• _Your instructions_:
Look through the material below for "code". Copy every line that contains it.
--- Start of Dataset entries ---
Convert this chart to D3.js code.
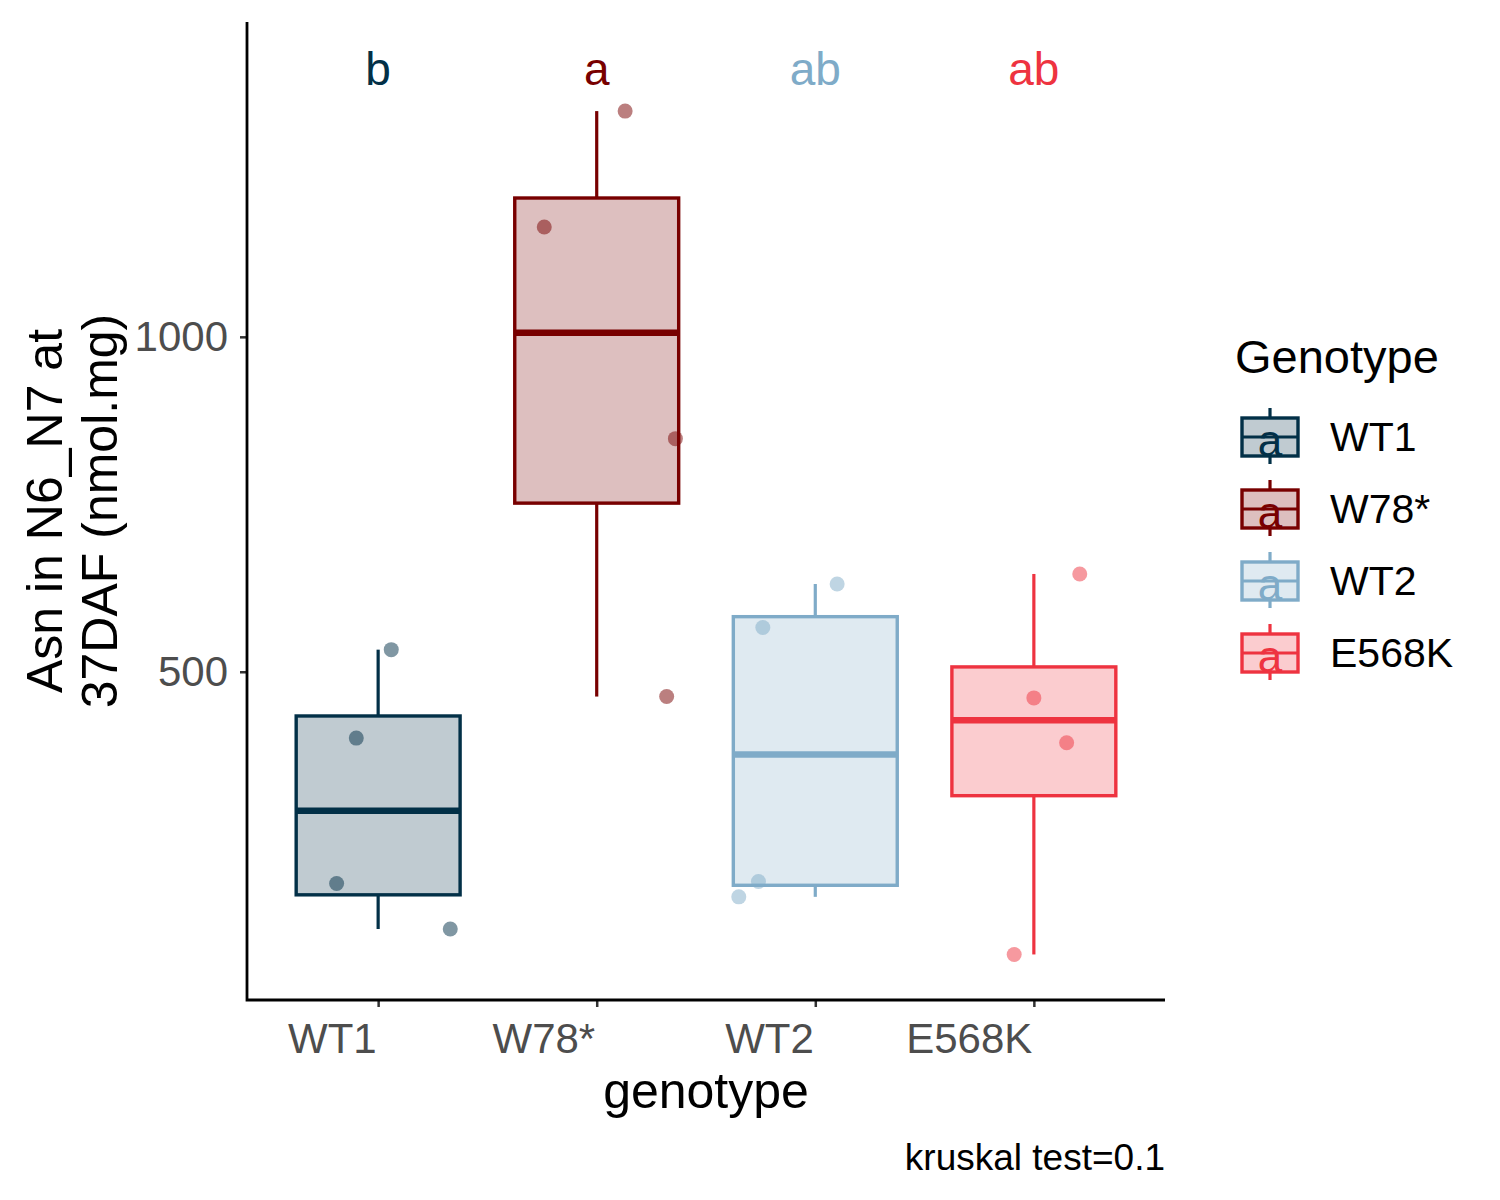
--- End of Dataset entries ---
--- Start of Dataset entries ---
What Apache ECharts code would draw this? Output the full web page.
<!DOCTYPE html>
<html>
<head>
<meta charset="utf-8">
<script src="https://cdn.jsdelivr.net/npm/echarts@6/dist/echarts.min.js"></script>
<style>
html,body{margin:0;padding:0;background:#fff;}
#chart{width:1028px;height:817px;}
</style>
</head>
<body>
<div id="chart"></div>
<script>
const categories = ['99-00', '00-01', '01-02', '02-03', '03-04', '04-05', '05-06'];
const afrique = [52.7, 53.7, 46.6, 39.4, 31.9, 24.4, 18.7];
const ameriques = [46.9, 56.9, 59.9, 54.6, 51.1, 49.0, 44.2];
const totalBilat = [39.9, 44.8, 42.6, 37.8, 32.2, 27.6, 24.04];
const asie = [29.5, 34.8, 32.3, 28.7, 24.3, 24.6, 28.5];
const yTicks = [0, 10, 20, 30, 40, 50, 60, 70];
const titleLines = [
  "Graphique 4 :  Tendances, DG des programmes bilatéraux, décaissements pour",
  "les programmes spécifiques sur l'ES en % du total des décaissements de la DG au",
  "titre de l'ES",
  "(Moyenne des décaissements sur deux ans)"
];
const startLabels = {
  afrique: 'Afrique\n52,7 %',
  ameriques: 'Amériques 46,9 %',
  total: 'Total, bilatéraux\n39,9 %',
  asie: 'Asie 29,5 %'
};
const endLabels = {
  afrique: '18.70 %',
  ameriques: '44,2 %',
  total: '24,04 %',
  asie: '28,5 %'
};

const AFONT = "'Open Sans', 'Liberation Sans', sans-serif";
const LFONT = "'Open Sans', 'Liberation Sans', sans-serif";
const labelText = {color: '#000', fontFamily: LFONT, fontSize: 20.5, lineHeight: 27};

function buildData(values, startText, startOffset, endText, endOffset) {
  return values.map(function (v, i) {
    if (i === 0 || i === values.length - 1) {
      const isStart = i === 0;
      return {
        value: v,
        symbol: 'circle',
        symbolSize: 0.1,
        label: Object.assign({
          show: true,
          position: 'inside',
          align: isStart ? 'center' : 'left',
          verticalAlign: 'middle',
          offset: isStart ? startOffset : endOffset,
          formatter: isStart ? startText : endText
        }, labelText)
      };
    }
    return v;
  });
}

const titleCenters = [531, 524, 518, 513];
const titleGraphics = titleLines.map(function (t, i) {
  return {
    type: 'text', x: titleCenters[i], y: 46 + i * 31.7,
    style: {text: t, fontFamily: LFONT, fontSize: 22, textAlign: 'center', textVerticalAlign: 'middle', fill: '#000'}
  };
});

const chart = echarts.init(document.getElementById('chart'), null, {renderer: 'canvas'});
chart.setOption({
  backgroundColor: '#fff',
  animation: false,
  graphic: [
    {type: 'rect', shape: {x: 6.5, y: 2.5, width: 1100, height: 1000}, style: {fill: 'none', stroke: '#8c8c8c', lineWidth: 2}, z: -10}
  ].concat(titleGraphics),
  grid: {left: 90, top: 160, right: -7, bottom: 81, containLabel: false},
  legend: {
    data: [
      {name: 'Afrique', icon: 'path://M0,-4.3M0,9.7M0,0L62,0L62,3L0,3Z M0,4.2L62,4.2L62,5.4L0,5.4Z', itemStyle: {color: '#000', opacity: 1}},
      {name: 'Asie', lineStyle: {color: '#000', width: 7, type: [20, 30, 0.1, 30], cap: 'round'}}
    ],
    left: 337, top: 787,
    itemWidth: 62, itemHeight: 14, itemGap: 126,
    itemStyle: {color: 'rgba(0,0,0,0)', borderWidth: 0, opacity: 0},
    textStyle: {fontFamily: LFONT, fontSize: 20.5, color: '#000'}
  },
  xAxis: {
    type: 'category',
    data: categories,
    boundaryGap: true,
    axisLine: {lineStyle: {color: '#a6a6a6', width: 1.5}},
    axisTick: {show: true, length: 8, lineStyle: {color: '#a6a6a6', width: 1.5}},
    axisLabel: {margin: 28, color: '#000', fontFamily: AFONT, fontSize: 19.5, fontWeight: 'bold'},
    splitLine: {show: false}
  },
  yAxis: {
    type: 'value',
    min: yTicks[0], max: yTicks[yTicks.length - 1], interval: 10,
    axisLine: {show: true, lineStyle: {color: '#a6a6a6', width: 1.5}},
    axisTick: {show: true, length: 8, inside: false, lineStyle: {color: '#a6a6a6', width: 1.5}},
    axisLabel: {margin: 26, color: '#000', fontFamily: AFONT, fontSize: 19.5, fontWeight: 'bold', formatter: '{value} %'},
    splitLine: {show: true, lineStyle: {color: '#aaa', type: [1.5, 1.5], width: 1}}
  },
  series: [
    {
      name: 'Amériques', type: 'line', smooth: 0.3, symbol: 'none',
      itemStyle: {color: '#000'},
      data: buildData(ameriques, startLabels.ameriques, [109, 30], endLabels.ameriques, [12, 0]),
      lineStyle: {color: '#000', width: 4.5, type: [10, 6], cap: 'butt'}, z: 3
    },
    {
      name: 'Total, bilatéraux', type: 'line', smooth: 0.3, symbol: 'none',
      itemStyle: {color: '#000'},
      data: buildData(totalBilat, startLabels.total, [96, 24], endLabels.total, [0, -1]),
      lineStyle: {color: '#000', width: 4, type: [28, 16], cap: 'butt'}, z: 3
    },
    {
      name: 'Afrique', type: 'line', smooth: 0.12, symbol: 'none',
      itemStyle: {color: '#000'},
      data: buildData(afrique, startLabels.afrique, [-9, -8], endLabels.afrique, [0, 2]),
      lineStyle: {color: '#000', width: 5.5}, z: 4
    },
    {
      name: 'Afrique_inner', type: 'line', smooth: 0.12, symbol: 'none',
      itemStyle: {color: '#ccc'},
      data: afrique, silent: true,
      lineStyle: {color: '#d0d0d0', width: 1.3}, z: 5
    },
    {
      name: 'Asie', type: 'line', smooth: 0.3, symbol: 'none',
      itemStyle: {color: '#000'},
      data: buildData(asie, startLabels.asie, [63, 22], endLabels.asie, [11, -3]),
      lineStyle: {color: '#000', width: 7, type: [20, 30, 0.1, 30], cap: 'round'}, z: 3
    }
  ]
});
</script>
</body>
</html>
--- End of Dataset entries ---
• _Expected output_:
Convert this chart to D3.js code.
What Apache ECharts code would draw this? Output the full web page.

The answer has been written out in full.